(Rows from a dataset of charts and code)
--- Start ---
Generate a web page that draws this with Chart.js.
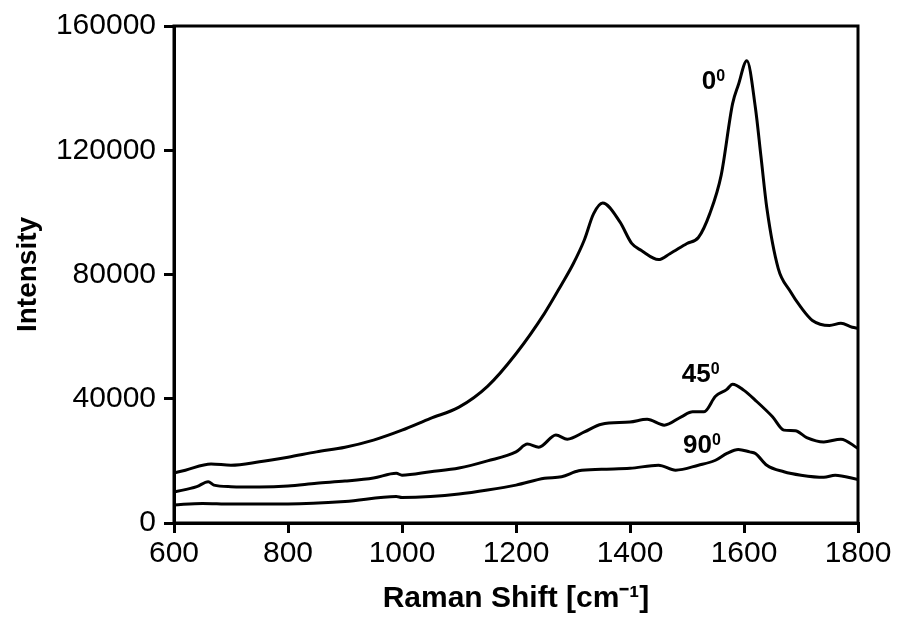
<!DOCTYPE html>
<html>
<head>
<meta charset="utf-8">
<script src="https://cdn.jsdelivr.net/npm/chart.js@4/dist/chart.umd.min.js"></script>
<style>
  html, body { margin: 0; padding: 0; background: #fff; }
  #wrap { width: 900px; height: 619px; }
</style>
</head>
<body>
<div id="wrap"><canvas id="ramanChart" width="900" height="619"></canvas></div>
<script>
// Datos del espectro Raman
const shift0 = [600, 620, 665, 700, 750, 800, 850, 900, 950, 1000, 1050, 1100, 1150, 1200, 1250, 1280, 1300, 1320, 1336, 1352, 1382, 1403, 1420, 1450, 1470, 1500, 1520, 1540, 1560, 1580, 1590, 1605, 1620, 1630, 1640, 1660, 1680, 1700, 1720, 1750, 1770, 1790, 1800];
const intensity0 = [16100, 17000, 19000, 18600, 19700, 21200, 22900, 24400, 26700, 29900, 33700, 37300, 44000, 54500, 67500, 76800, 83300, 91200, 99500, 103000, 97000, 90000, 87700, 84800, 86700, 90000, 91900, 99600, 112000, 135000, 141000, 148800, 133700, 117600, 101500, 82000, 74900, 69400, 65200, 63600, 64300, 63000, 62700];

const shift45 = [600, 640, 660, 670, 700, 750, 800, 850, 900, 950, 990, 1000, 1050, 1100, 1150, 1200, 1220, 1240, 1270, 1290, 1320, 1350, 1400, 1430, 1460, 1490, 1510, 1530, 1550, 1570, 1580, 1600, 1620, 1650, 1670, 1690, 1710, 1740, 1770, 1800];
const intensity45 = [10000, 11700, 13300, 12200, 11700, 11600, 11900, 12800, 13500, 14500, 16000, 15400, 16500, 17700, 20000, 22900, 25400, 24400, 28300, 27000, 29300, 31800, 32500, 33400, 31500, 34200, 35800, 35800, 40800, 43000, 44700, 42700, 39500, 34200, 29900, 29700, 27500, 26100, 27000, 24000];

const shift90 = [600, 650, 700, 800, 900, 990, 1000, 1050, 1100, 1150, 1200, 1250, 1280, 1310, 1350, 1400, 1450, 1480, 1520, 1550, 1570, 1590, 1610, 1620, 1640, 1670, 1700, 1740, 1760, 1800];
const intensity90 = [5800, 6300, 6100, 6100, 6900, 8500, 8200, 8500, 9300, 10600, 12200, 14400, 14900, 16800, 17300, 17600, 18600, 17000, 18600, 20200, 22400, 23700, 22900, 22400, 18600, 16500, 15400, 14700, 15400, 14000];

const xTicks = [600, 800, 1000, 1200, 1400, 1600, 1800];
const yTicks = [0, 40000, 80000, 120000, 160000];

// Etiquetas de ángulo junto a cada curva
const angleLabels = [
  { text: '0', x: 1526, y: 139800 },
  { text: '45', x: 1491, y: 45300 },
  { text: '90', x: 1493, y: 22500 }
];

const toPoints = (xs, ys) => xs.map((x, i) => ({ x: x, y: ys[i] }));

const FONT = "'Liberation Sans', Arial, sans-serif";

// Marco completo alrededor del área del gráfico
const framePlugin = {
  id: 'frame',
  afterDraw(chart) {
    const { ctx, chartArea } = chart;
    ctx.save();
    ctx.strokeStyle = '#000';
    ctx.lineWidth = 3;
    ctx.strokeRect(chartArea.left, chartArea.top, chartArea.right - chartArea.left, chartArea.bottom - chartArea.top);
    ctx.restore();
  }
};

// Texto "0°", "45°", "90°" con superíndice
const labelPlugin = {
  id: 'angleLabels',
  afterDatasetsDraw(chart) {
    const { ctx, scales } = chart;
    ctx.save();
    ctx.fillStyle = '#000';
    ctx.textBaseline = 'alphabetic';
    angleLabels.forEach(l => {
      const px = scales.x.getPixelForValue(l.x);
      const py = scales.y.getPixelForValue(l.y);
      ctx.font = 'bold 26px ' + FONT;
      ctx.fillText(l.text, px, py);
      const w = ctx.measureText(l.text).width;
      ctx.font = 'bold 16px ' + FONT;
      ctx.fillText('0', px + w, py - 8);
    });
    ctx.restore();
  }
};

const seriesStyle = {
  borderColor: '#000',
  borderWidth: 3,
  pointRadius: 0,
  cubicInterpolationMode: 'monotone',
  fill: false
};

const ctx = document.getElementById('ramanChart').getContext('2d');
const ramanChart = new Chart(ctx, {
  type: 'line',
  data: {
    datasets: [
      Object.assign({ label: '0', data: toPoints(shift0, intensity0) }, seriesStyle),
      Object.assign({ label: '45', data: toPoints(shift45, intensity45) }, seriesStyle),
      Object.assign({ label: '90', data: toPoints(shift90, intensity90) }, seriesStyle)
    ]
  },
  options: {
    responsive: false,
    animation: false,
    layout: { padding: { left: 0, right: 42, top: 25, bottom: 0 } },
    plugins: {
      legend: { display: false },
      tooltip: { enabled: false }
    },
    scales: {
      x: {
        type: 'linear',
        min: 600,
        max: 1800,
        afterBuildTicks: s => { s.ticks = xTicks.map(v => ({ value: v })); },
        afterFit: s => { s.height = 96; },
        ticks: { color: '#000', font: { family: FONT, size: 30 }, padding: 3, maxRotation: 0, callback: v => String(v) },
        grid: { display: true, drawOnChartArea: false, drawTicks: true, tickLength: 10, color: '#000', lineWidth: 3 },
        border: { display: true, color: '#000', width: 3 },
        title: {
          display: true,
          text: 'Raman Shift [cm\u207B\u00B9]',
          color: '#000',
          font: { family: FONT, size: 30, weight: 'bold' },
          padding: { top: 0, bottom: 2 }
        }
      },
      y: {
        min: 0,
        max: 160000,
        afterBuildTicks: s => { s.ticks = yTicks.map(v => ({ value: v })); },
        afterFit: s => { s.width = 174; },
        ticks: { color: '#000', font: { family: FONT, size: 30 }, padding: 8, callback: v => String(v) },
        grid: { display: true, drawOnChartArea: false, drawTicks: true, tickLength: 10, color: '#000', lineWidth: 3 },
        border: { display: true, color: '#000', width: 3 },
        title: {
          display: true,
          text: 'Intensity',
          color: '#000',
          font: { family: FONT, size: 28, weight: 'bold' },
          padding: { top: 11, bottom: 0 }
        }
      }
    }
  },
  plugins: [framePlugin, labelPlugin]
});
</script>
</body>
</html>
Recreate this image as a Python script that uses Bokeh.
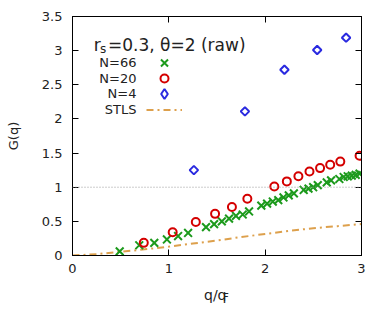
--- End ---
Which lines contain "script"? Copy each of them.

<script src="https://cdn.jsdelivr.net/npm/chart.js@4/dist/chart.umd.min.js"></script>
<script>
</script>
Recreate this image as a Python script that uses Bokeh.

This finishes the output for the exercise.